Things I learned on Twitter today

August 22, 2012

1) Fox Sports is the worst. Their new “FOXiest fans” slideshow says “As baseball fires up, our eyes wander away from the diamond and onto the beauties in the stands.* Check out the best looking fans from every team.” Okay! Let’s do that! Hmmm….I can’t help noticing that the “foxiest fans” are 100% female, roughly 98.5% white (the only two African-American women in the 83-photo slideshow are standing next to white women), 100% thin, and approximately 97% long-haired. I’M SHOCKED!

2) Papa John’s Pizza is offering half-price pizzas to everyone in the universe if 100 runs are scored in today’s MLB games. What a great deal!** But wait: Isn’t this the same Papa John’s that was going to have to raise prices because of the big, bad specter of Obamacare forcing them to provide health care to their employees? How puzzling! One would think that a company struggling to make ends meet would be reluctant to offer enormous discounts to huge numbers of customers! Could it be that Papa John’s actually turned profits of $16.7 million and $14.6 million in the first and second quarters of 2012—representing a healthy increase over last year’s numbers—but has a CEO who overwhelmingly supports Republican political candidates and decided to score some free points in the media? It’s a mystery!

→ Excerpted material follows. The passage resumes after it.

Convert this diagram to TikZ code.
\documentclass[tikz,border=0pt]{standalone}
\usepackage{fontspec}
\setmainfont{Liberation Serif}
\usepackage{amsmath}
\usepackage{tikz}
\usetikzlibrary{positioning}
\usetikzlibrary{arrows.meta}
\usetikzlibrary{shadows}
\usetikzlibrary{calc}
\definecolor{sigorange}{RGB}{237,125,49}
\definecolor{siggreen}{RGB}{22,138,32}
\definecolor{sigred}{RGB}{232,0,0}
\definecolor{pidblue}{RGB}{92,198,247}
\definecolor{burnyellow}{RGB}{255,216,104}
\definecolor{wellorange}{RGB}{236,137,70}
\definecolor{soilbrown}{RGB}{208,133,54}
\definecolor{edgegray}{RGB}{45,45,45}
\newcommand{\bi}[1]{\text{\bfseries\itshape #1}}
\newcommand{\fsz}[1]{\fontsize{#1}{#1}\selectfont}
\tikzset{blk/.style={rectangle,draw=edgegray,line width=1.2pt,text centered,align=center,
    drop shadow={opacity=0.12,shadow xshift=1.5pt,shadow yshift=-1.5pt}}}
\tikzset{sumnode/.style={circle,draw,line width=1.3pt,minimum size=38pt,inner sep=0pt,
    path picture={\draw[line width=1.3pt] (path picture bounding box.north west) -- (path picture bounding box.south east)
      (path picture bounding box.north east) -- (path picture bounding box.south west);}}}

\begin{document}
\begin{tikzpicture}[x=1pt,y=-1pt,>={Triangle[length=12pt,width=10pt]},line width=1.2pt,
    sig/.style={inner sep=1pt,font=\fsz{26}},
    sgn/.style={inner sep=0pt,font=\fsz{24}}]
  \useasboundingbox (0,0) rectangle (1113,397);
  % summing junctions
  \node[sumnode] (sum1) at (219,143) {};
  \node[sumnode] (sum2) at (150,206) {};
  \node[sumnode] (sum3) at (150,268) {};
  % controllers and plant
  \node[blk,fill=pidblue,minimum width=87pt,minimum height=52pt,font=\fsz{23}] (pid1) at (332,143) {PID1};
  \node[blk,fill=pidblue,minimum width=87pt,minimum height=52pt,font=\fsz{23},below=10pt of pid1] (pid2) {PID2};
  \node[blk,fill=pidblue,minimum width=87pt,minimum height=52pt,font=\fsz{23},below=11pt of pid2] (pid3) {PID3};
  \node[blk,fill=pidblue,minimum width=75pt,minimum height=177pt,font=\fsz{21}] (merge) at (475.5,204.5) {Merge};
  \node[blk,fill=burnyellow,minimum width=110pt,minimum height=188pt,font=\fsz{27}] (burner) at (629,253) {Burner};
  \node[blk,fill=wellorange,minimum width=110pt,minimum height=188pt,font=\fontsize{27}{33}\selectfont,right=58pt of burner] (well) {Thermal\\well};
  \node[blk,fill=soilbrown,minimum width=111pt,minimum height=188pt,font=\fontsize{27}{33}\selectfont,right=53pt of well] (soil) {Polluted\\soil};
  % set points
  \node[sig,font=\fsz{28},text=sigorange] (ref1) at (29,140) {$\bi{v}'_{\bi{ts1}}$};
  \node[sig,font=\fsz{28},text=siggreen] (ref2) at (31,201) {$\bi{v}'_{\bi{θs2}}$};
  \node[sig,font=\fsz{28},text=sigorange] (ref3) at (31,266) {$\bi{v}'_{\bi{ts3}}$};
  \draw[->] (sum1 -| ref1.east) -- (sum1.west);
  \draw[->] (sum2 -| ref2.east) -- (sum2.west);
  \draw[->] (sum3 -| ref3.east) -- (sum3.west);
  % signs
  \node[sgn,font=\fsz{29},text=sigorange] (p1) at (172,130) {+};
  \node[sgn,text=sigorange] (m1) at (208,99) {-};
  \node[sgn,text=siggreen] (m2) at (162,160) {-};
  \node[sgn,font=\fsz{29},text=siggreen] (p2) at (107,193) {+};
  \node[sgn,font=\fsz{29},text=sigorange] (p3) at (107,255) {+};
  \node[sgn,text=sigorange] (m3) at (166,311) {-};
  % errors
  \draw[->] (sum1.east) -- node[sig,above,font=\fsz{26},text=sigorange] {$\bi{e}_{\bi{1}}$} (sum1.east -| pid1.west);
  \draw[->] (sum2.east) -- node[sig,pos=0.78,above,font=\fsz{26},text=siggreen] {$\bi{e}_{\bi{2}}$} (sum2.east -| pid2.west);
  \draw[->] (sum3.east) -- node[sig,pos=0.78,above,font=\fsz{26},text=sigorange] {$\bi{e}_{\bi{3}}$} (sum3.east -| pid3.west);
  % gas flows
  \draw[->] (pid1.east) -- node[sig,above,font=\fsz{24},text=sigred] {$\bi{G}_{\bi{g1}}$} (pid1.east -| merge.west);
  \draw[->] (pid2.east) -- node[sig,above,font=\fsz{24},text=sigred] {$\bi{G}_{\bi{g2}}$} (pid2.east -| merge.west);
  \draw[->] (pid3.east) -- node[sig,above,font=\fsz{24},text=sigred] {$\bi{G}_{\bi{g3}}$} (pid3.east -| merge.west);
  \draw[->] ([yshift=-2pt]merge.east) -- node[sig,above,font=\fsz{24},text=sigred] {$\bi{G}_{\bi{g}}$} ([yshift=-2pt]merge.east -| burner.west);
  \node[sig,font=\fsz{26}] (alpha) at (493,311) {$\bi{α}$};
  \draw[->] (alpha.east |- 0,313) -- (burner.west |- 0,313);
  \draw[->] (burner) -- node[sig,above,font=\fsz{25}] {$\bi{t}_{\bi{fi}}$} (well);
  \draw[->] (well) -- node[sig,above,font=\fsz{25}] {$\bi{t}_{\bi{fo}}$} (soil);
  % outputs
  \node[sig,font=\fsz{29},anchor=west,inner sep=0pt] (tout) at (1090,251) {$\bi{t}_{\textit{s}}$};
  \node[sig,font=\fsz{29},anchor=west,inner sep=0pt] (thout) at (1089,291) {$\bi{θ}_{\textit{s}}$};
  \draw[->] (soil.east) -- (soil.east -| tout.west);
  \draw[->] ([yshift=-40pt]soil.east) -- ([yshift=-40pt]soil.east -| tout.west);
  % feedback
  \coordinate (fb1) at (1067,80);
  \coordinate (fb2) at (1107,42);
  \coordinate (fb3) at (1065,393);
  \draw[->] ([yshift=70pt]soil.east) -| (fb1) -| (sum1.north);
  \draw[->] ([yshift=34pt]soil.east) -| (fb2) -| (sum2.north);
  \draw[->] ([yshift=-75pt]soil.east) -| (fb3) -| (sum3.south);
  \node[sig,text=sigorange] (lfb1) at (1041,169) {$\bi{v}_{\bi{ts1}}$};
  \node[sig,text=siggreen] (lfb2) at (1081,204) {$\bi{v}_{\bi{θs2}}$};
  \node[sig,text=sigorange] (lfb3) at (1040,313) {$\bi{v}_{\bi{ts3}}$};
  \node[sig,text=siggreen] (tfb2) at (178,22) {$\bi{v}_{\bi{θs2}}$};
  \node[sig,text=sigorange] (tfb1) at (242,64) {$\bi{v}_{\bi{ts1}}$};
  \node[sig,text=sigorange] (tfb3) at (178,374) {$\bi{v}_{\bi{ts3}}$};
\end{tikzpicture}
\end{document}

3) St. Louis Post-Dispatch sportswriter Joe Strauss is still an enormous douchebag. I would pick a specific tweet to link to, but I’m not sure how I’d choose. When he’s not obnoxiously licking his lips over an all-American Chick-Fil-A lunch, he’s slamming the city that keeps him employed, deriding his fellow columnists and media figures with no apparent awareness that they are his superiors both personally and grammatically, and trying to set new records for hashtag smuggery.

4) More of you should be following me! Join the fun at https://twitter.com/BlogOfTheirOwn.

* Notice the dual assumptions here?—first, that baseball fans are all heterosexual males (duh), and second, that they can’t possibly be expected to pay attention to the game on the field in the thick of a pennant race, esepcially if there are buxom blondes in the bleachers. And yet it’s women who aren’t considered “serious” enough to be Real Sports Fans. Got it.

**Statistically, they’ll probably have to pay up, since scoring FEWER than 100 runs over 16 games—including a doubleheader—would require each game to generate almost 2 fewer runs than the MLB average so far this season. And with the Angels’ pitching staff seemingly uber-committed to helping everyone get cheap pizza, how can we go wrong?